■ **REQUIREMENTS**: Set down word for word each line from the start of the listing through the line that contains "plt.rcParams['font.weight'] = 300", both included.

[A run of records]
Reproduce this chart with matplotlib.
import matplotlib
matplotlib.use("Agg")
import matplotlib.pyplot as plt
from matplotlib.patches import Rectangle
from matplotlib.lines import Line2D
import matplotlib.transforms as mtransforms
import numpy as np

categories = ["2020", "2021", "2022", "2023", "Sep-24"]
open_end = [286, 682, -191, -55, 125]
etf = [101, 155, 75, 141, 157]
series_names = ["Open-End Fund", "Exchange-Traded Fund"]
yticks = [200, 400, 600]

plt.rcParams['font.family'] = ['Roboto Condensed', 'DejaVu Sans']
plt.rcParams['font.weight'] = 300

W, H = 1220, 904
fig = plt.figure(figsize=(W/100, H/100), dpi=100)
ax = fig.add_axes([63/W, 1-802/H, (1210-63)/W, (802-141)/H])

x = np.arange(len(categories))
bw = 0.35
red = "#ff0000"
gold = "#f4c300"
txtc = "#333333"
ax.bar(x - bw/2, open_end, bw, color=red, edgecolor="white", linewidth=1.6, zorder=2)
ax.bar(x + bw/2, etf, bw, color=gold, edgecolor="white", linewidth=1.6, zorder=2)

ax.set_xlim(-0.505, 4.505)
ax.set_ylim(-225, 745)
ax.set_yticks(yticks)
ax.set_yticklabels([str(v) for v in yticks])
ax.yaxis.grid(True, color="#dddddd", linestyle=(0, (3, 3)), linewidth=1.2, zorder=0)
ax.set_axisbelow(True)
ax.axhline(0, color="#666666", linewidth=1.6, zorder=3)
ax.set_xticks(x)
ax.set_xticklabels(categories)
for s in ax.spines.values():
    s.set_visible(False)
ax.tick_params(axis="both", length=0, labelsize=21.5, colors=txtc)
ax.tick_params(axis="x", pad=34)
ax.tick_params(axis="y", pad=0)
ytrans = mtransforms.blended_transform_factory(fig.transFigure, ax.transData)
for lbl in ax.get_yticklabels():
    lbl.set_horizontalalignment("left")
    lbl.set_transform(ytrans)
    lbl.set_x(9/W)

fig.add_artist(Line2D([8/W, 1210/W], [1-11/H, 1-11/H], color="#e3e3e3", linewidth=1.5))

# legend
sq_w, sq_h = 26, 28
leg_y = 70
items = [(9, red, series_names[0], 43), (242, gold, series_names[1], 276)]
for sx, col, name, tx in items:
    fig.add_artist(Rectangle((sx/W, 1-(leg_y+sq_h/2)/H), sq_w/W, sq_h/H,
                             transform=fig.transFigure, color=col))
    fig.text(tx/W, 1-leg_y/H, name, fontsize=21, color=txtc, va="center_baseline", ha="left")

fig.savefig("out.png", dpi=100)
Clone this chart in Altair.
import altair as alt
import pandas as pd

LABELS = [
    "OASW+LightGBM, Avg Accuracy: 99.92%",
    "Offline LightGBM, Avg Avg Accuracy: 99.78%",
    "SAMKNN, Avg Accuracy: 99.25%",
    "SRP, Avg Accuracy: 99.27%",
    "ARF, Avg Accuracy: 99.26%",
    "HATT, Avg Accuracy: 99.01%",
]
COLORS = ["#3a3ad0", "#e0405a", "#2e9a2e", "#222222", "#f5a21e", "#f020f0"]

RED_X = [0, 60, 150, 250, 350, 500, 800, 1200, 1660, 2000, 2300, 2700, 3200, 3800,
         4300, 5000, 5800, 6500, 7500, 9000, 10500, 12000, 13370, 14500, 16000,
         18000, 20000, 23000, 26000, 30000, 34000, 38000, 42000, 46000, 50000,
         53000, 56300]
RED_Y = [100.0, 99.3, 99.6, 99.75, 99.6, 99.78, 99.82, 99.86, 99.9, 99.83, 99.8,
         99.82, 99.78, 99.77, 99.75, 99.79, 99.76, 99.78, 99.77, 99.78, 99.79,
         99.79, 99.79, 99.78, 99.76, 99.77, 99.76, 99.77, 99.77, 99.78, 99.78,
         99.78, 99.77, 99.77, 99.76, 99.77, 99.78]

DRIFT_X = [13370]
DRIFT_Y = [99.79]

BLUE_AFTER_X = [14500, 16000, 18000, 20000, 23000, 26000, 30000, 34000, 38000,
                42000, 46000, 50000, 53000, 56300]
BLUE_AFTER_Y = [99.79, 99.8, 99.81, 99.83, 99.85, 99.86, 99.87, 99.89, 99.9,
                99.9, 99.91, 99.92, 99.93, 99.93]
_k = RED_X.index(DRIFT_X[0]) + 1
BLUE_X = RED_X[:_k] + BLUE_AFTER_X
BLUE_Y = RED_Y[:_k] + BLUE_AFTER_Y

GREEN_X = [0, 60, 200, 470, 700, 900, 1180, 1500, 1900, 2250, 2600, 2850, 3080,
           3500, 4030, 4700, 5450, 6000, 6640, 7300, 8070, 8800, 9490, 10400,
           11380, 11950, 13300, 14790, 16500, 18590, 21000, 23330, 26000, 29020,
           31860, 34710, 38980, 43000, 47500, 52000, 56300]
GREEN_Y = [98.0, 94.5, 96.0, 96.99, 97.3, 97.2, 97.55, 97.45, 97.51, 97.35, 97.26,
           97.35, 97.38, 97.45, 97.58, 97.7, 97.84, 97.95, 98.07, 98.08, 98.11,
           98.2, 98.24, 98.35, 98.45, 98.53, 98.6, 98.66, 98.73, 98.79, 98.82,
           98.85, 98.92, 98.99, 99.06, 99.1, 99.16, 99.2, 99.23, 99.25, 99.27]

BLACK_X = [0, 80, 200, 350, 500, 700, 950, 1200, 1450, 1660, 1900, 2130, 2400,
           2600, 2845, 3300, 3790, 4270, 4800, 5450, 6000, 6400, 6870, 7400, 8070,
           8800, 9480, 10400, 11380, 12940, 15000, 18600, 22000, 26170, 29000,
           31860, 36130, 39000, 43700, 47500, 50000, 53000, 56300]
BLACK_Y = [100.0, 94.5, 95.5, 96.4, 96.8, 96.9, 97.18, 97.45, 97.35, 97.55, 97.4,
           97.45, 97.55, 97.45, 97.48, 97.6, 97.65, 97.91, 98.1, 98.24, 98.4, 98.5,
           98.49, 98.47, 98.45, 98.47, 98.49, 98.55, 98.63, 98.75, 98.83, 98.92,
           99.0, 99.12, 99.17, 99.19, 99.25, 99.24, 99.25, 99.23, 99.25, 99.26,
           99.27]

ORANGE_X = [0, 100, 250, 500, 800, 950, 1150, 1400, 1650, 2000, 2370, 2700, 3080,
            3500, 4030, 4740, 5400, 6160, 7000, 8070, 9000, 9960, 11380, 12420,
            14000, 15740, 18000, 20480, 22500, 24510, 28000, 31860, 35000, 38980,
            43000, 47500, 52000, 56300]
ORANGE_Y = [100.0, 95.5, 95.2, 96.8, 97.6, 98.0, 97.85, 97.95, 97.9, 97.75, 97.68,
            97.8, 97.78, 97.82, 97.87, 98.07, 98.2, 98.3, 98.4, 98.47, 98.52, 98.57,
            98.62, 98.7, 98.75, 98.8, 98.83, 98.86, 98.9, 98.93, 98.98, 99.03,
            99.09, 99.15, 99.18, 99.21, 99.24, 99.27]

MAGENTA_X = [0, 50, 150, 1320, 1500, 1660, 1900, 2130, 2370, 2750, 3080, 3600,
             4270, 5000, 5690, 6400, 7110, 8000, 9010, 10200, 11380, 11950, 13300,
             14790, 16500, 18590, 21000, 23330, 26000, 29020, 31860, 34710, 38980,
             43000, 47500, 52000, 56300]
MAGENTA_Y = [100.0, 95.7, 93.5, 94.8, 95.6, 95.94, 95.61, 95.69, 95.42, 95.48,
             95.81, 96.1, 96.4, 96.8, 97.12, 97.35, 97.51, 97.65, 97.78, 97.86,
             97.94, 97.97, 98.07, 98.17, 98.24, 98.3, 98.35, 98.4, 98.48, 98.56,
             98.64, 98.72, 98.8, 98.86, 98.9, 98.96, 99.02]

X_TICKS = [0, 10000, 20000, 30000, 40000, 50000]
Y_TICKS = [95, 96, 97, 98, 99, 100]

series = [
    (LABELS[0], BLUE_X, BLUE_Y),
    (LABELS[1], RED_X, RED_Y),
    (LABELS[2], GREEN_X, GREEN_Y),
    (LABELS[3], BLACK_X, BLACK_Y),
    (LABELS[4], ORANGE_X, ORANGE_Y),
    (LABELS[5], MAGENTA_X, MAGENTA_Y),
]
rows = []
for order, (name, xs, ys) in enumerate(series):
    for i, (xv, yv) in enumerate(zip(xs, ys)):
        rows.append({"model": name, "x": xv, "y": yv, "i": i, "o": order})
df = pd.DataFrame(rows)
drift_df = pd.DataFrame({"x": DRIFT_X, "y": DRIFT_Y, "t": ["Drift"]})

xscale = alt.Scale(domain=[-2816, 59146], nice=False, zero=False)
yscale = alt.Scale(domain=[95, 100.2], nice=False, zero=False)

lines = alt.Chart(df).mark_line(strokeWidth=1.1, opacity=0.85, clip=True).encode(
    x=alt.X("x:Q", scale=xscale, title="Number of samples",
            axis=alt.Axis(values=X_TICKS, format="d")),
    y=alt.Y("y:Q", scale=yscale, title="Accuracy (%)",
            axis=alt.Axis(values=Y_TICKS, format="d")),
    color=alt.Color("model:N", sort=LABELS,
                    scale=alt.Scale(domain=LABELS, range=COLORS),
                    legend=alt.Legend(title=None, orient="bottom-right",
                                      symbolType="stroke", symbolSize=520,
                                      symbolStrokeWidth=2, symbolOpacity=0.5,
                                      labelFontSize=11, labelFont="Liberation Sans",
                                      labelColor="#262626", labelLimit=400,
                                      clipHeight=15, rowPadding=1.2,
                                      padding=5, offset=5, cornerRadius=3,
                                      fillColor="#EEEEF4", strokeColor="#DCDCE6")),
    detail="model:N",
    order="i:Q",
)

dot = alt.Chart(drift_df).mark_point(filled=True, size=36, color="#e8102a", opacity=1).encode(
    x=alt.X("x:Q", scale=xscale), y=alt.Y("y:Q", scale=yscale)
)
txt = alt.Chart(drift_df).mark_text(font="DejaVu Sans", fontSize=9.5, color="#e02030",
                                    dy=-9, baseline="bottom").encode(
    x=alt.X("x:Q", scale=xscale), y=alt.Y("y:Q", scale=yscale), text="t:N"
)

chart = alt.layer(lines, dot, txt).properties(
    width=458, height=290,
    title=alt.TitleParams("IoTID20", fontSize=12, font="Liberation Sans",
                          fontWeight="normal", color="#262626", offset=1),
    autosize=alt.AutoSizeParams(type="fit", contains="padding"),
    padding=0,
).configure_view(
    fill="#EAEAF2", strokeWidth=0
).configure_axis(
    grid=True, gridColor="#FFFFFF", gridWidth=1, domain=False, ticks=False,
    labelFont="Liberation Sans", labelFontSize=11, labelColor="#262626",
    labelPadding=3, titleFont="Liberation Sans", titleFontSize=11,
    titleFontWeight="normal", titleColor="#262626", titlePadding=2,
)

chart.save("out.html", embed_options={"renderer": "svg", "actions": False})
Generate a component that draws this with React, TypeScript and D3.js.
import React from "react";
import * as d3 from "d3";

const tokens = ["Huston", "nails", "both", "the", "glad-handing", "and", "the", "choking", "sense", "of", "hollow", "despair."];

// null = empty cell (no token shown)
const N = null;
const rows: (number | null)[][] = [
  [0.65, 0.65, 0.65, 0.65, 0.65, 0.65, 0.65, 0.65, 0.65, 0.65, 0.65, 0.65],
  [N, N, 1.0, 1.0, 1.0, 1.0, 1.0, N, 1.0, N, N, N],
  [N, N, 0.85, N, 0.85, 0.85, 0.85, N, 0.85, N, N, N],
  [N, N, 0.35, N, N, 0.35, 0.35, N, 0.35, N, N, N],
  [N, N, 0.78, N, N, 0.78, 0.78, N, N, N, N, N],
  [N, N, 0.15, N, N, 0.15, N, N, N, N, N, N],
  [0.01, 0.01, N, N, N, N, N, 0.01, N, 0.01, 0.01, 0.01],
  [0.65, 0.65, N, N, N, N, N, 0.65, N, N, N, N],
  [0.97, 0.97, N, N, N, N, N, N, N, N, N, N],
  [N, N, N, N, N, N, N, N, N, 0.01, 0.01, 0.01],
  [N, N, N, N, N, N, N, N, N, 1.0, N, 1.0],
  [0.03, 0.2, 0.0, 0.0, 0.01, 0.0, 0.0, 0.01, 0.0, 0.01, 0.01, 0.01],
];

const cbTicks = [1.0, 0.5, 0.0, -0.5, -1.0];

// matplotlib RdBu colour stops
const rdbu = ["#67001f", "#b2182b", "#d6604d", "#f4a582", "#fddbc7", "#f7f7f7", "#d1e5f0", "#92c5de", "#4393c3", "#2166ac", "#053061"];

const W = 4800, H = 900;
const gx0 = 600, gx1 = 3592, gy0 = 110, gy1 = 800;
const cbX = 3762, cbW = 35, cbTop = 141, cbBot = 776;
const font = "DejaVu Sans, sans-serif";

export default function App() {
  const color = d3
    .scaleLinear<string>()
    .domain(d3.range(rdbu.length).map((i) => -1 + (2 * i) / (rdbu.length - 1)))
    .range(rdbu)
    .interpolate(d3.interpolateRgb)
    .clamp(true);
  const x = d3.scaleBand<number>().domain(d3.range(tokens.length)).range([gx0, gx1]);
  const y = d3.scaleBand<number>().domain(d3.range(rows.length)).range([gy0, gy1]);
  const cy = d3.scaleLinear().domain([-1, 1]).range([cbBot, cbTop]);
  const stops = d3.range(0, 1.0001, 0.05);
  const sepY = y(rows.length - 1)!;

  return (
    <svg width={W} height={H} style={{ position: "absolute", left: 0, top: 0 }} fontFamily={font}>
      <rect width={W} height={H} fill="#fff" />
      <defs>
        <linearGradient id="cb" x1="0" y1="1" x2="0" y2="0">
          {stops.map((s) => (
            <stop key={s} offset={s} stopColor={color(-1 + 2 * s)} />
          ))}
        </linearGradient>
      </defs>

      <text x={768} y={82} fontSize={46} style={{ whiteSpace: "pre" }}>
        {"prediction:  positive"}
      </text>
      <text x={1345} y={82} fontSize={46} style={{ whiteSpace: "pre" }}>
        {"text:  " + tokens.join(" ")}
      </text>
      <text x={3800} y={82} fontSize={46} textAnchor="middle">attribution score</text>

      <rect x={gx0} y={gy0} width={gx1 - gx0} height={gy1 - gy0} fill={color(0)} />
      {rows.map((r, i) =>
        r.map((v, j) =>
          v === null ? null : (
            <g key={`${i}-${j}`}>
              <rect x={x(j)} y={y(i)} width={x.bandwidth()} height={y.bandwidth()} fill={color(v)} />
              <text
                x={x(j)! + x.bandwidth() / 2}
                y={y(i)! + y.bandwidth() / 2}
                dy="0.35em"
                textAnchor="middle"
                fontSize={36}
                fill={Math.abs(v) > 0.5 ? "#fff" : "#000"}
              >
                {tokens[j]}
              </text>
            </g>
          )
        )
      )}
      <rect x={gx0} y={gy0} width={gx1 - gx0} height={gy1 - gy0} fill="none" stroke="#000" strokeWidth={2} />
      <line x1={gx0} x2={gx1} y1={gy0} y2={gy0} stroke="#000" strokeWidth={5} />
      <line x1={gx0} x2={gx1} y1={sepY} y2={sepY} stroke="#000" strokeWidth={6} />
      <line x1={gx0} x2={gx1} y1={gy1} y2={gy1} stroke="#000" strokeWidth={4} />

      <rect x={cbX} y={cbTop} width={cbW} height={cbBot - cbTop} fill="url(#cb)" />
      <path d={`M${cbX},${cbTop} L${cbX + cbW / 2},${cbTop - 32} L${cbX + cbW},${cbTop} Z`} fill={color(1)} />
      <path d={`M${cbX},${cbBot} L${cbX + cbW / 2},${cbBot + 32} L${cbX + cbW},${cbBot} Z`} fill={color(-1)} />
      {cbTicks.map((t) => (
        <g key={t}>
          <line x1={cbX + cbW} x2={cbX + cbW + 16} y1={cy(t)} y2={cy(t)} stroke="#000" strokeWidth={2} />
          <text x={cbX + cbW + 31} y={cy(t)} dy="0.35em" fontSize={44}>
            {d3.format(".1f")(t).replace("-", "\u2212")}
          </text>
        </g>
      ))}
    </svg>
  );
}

■ **WRITTEN SOLUTION**:
Reproduce this chart with matplotlib.
import matplotlib
matplotlib.use("Agg")
import matplotlib.pyplot as plt
from matplotlib.patches import Rectangle
from matplotlib.lines import Line2D
import matplotlib.transforms as mtransforms
import numpy as np

categories = ["2020", "2021", "2022", "2023", "Sep-24"]
open_end = [286, 682, -191, -55, 125]
etf = [101, 155, 75, 141, 157]
series_names = ["Open-End Fund", "Exchange-Traded Fund"]
yticks = [200, 400, 600]

plt.rcParams['font.family'] = ['Roboto Condensed', 'DejaVu Sans']
plt.rcParams['font.weight'] = 300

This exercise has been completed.